At the conference's tradeshow, I ran into Jason Diestel staffing a booth for Lyngso Garden Materials. He had buckets of mulch and compost on display, including some made with manure from his family's turkeys. Diestel Turkey Ranch calls their birds "range grown" because they spend their days outdoors in the Sierra Nevada foothills, coming in from the pasture to sleep safely in their turkey houses. Unless I can find as happy a bird raised closer to home, I'll be roasting a Diestel this year.

October 6, 2008

Laurie Colwin

A friend gave me a gently-loved paperback copy of Laurie Colwin's Home Cooking: A Writer in the Kitchen, now several years ago. I tried it on for size, but didn't absorb it well on the first go; and so I shelved it for another day.
In the meantime, I started writing regularly about food, and also reading a variety of food blogs. And my food focus shifted, from anything interesting or yummy to a richer diet of slow food topics - local eating, seasonal harvests, organics produces, pastured meat and dairy, fair trade. Less quantity, more quality.

When I picked the book up again, I found it delightful and engaging. I kept turning it over to glean from the back cover profile something about the woman behind the words. The list of novels all sounded promising; but my mind kept getting stuck on the last sentence, "She died in 1992."

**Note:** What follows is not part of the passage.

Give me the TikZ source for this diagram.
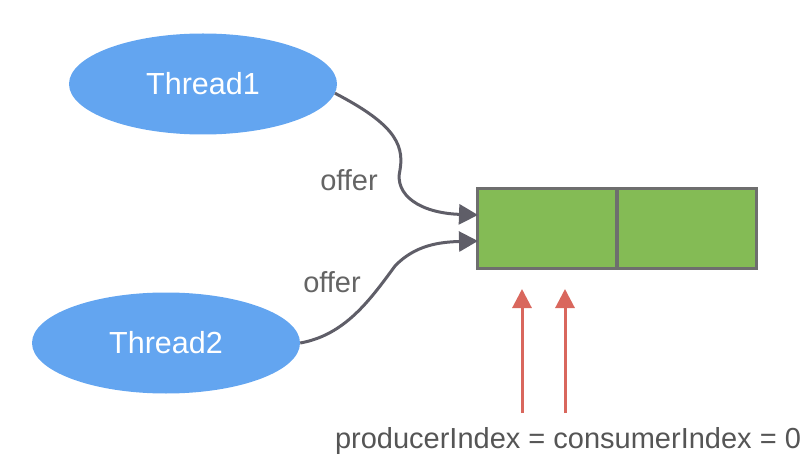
\documentclass[tikz,border=0pt]{standalone}
\usepackage{fontspec}
\setmainfont{Liberation Sans}
\usetikzlibrary{arrows.meta,shapes.geometric}
\definecolor{threadblue}{RGB}{99,165,240}
\definecolor{cellgreen}{RGB}{132,187,85}
\definecolor{cellgray}{RGB}{110,110,110}
\definecolor{arrowgray}{RGB}{95,94,104}
\definecolor{textgray}{RGB}{100,100,100}
\definecolor{idxred}{RGB}{217,103,93}

\begin{document}
\begin{tikzpicture}[x=1pt,y=-1pt,
  thread/.style={ellipse,fill=threadblue,text=white,minimum width=268pt,minimum height=101pt,font=\fontsize{30.5}{36}\selectfont},
  cell/.style={rectangle,draw=cellgray,fill=cellgreen,line width=3pt,minimum width=139pt,minimum height=79pt},
  lbl/.style={text=textgray,font=\fontsize{29}{34}\selectfont},
  offer/.style={line width=3pt,draw=arrowgray,-{Triangle[length=19pt,width=20pt]}},
  idx/.style={line width=3pt,draw=idxred,-{Triangle[length=19pt,width=19pt]}}]
\useasboundingbox (0,0) rectangle (803,457);
\node[thread] (t1) at (203,84) {Thread1};
\node[thread] (t2) at (166,343) {Thread2};

\node[cell] (c0) at (547,228.5) {};
\node[cell] (c1) at (686.5,228.5) {};

\coordinate (in1) at (478,215);
\coordinate (in2) at (478,241);
\draw[offer] (t1.-4) .. controls (390,122) and (405,142) .. (400,170)
  .. controls (394,195) and (420,213) .. (in1);
\draw[offer] (t2.0) .. controls (345,335) and (370,300) .. (395,266)
  .. controls (415,245) and (440,242) .. (in2);

\node[lbl] (o1) at (349,180) {offer};
\node[lbl] (o2) at (332,282) {offer};

% index pointers
\coordinate (p0) at (522,413);
\coordinate (p1) at (565,413);
\coordinate (q0) at (522,289);
\coordinate (q1) at (565,289);
\draw[idx] (p0) -- (q0);
\draw[idx] (p1) -- (q1);
\node[lbl,text=textgray!85!black] (ix) at (568,441) {producerIndex = consumerIndex = 0};
\end{tikzpicture}
\end{document}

So finally I did what this marvelous writer could not do during her pre-internet lifespan - I Googled her. And not too surprisingly, her works remain well-read and her loyal following continues to grow. I won't repeat the regrets of various commenters in blogs and print articles, but will add one: I wish she were still with us, and blogging. It would be such a treat to read a short bit from her every so often, enjoying a peak into her treasured domesticity. It is hard to fathom that her body and mind are gone from our world, when her voice continues on so clearly.

October 4, 2008

Ah! Rain

We heard the oddest sound last night -  tick tick tick, tap tap tap.  Stepping outside, that inimitable ozone smell struck my nostrils - rain!  Has it been 5 months?  6? Longer?  

Much as I love our long dry season for all its other benefits, I know the plants adore water from the sky.  It may carry with it some trace air pollutants; but at least it has no chloramine (our local version of chlorine).  

This important difference made me look closely at the rainwater catchment systems being demo'd at West Coast Green last weekend.  One system includes a filtration cover for your roof gutters, to eliminate some pollutants from the rain itself, or your roofing materials, before capture in a fairly standard rain barrel.  Surprisingly, not many of the wide variety of commercially available rain barrels were on display.  The most popular this year, displayed at the green building conference's showhouse, is called the Rainwater Hog.  Unlike most cylindrical models, it looks more like a giant brick in shape, holds 50 gallons, and can be oriented one of three directions, stacked with additional units, or chained together (one barrel's overflow runs to the next).  Having ruled out a rain barrel in the past for my current home, I am now very likely to rule rainwater catchment back in. 

October 1, 2008

Autumn Harvest

Even though farmer's markets here have an unusually long season for produce I think of a summer-only (strawberries, cucumbers, peppers, zucchini, tomatoes), I find myself drawn now to the bounty of autumn.

Maybe the shortening days are sending my body a signal - "grab some yams for breakfast - you need the beta-carotene" and "spaghetti squash - there's a great gluten-free way to put something healthy under that lycopene-rich red sauce you love." So I listened. One tomato for a late-season plate of caprese (with the home-made mozzarella and the dwindling fresh basil). One red pepper for my black bean - corn - red pepper salad. A couple ears of corn - to cut the kernels off the cob and freeze for winter use. And the rest? All the comfort veggies of autumn - yams, sweet potatoes, baking potatoes, and a surprising array of squash types.

Soon the pumpkins will be ready, and again this year I'll try roasting the seeds and using the flesh for pie (sounds spooky enough for me).